Her 13th release is a leisurely ode to Canada's glorious summer months, though that's not what the Canadian jazz singer first intended.
Then she started looking at the songs she'd picked: A Cottage for Sale, Irving Berlin's Heatwave, Lazy Afternoon and Cole Porter's Too Darn Hot.
Shade also features two standouts: A breathtaking cover of Brian Wilson's God Only Knows and a bittersweet rendition of Rogers and Hammerstein's We Kiss in a Shadow.
Neither song is specifically about summer, but both seem to conjure up the elusive season in every other way.
"I thought, 'That's funny, that's interesting, I didn't even know I'd done that,' " she explained, during a recent phone interview.
"So I called my manager and asked 'when are we releasing this album,' hoping he wouldn't say 'January.' "
SUMMER'S IMPACT
From the stillness of a heat wave to a day at the beach, Cole says summer may have even more of an impact on residents of a country associated with the dead of winter.
"Summer is a very important event in this country and across the board, I think," she said. "All of us have strong memories and emotions that are related to summer."
Things got a little surreal when Cole set out for the CD's cover shoot. Not only was it attempted outdoors in a Toronto heat wave, but amidst a strange aphid infestation.
"That photo did not make the cover, believe me," she laughs. "Can you imagine airbrushing 800,000 aphids off my face?"
The Halifax-born singer first came to attention 14 years ago with her debut, an EP called Christmas Blues. Since then she's sold close to a million records, becoming a favourite in Canada and abroad, particularly Japan and Europe.
TRIO REUNITED
Shade reunites Cole with the rest of her Holly Cole Trio, pianist Aaron Davis and string bassist David Piltch. It also marks Cole taking over the role of producer, which turned out to be an exhilarating and exhausting process where she worried about everything from the strength of her voice to financing.

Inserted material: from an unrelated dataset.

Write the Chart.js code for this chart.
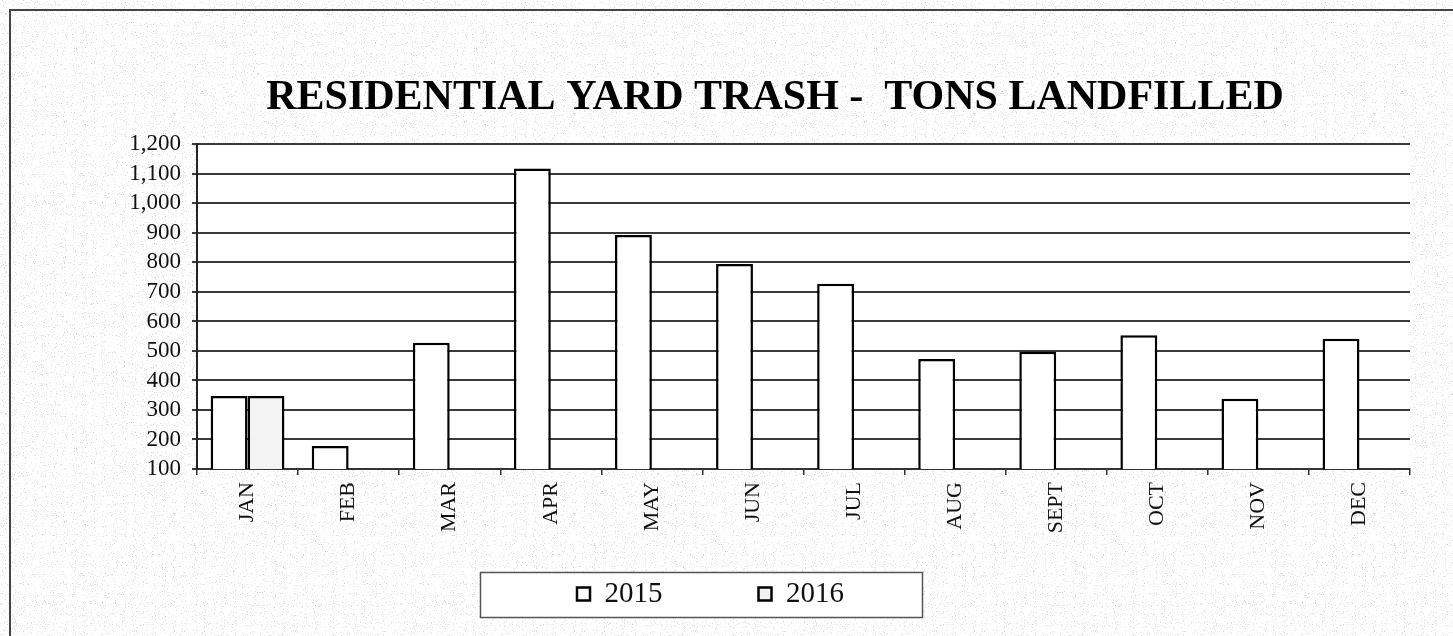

"When there's somebody running the show, if you have a question, you know there's somebody to ask and even if you don't, you know there's someone to answer to," says Cole.
"I've always been active on the creative side. It's one thing to chime in when you feel like it's a creative idea and another thing when you're responsible for all of them."
Cole wrote a neat little intro and extro to the first song on the album, Heatwave, suggesting promise as a composer she argues likely won't come to fruition.
"I don't really have the burning desire to write like some people do. I've written a few songs and not recorded them. I thought 'they're not good enough,' " said Cole. "Some people cook and some people sew and it's not that common people are good at both things."